Rejebian Series Presents Gregg Jones: "Most Honorable Son: A Forgotten Hero's Fight Against Fascism and Hate During World War II"

  • Wednesday, June 24
  • 7:00pm – 8:00pm
  • Sanctuary

Ben Kuroki was a 24-year-old Japanese American farm boy whose heritage was never a problem in remote Nebraska—until Pearl Harbor. Among the millions of Americans who flocked to military stations to enlist, Ben wanted to avenge the attack, reclaim his family honor, and prove his patriotism. But as anti-Japanese sentiment soared, Ben had to fight to be allowed to fight for America. And fight he did. As a gunner on Army Air Forces bombers, Ben flew 58 missions spanning three combat theaters: Europe, North Africa, and the Pacific, including the climactic B-29 firebombing campaign against Japan that culminated with the atomic bombing of Hiroshima and Nagasaki. He flew some of the war’s boldest and bloodiest air missions and lived to tell about it. In between his tours in Europe and the Pacific, he challenged Franklin D. Roosevelt’s shameful incarceration of more than 100,000 people of Japanese ancestry in America, and he would be credited by some with setting in motion the debate that reversed a grave national dishonor.

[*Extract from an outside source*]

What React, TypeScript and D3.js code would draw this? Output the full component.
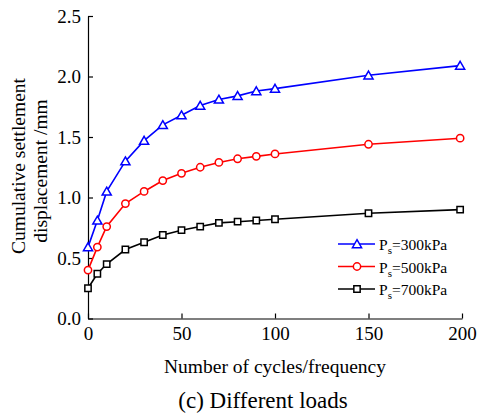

In the euphoric wake of America’s victory, the decorated war hero used his national platform to carry out what he called his “59th mission,” urging his fellow Americans to do more to eliminate bigotry and racism at home. Told in full for the first time, and long overdue, Ben’s extraordinary story is a quintessentially American one of patriotism, principle, perseverance, and courage. It’s about being in the vanguard of history, the bonding of a band of brothers united in a just cause, a timeless and unflinching account of racial bigotry, and one man’s transcendent sense of belonging—in war, in peace, abroad, and at home.

About Gregg Jones
Gregg Jones is an award-winning journalist, historian, teacher, and author of four critically acclaimed nonfiction books. In a journalism career spanning four decades and five continents, Jones was a finalist for the Pulitzer Prize and wrote about war in Afghanistan, revolutionary upheaval in Asia, steroid abuse among U.S. high school athletes, oil exploration in the Amazon rainforest, and many other topics. Since 2018, Jones has focused on writing books and teaching at Greenhill School in Addison, Texas. Jones lives in Plano, Texas, with his wife of 40 years, Plano ISD special education teacher Ali Jones, and two orange-tabby cats, Woodward and Bernstein.

A family tragedy inspired Jones to write “Most Honorable Son: A Forgotten Hero’s Fight Against Fascism and Hate During World War II,” a biography of Ben Kuroki, the first Japanese American combat hero of World War II. As a child, while learning about the wartime disappearance of his mother’s oldest brother, Jones first encountered Kuroki’s story. His uncle and Ben Kuroki flew daylight bombing missions against Nazi Germany and Fascist Italy as comrades in the same Eighth Air Force bomber unit in 1943. Jones is also the author of “Last Stand at Khe Sanh: The U.S. Marines’ Finest Hour in Vietnam,” “Honor in the Dust: Theodore Roosevelt, War in the Philippines and the Rise and Fall of America’s Imperial Dream,” and “Red Revolution: Inside the Philippine Guerrilla Movement.”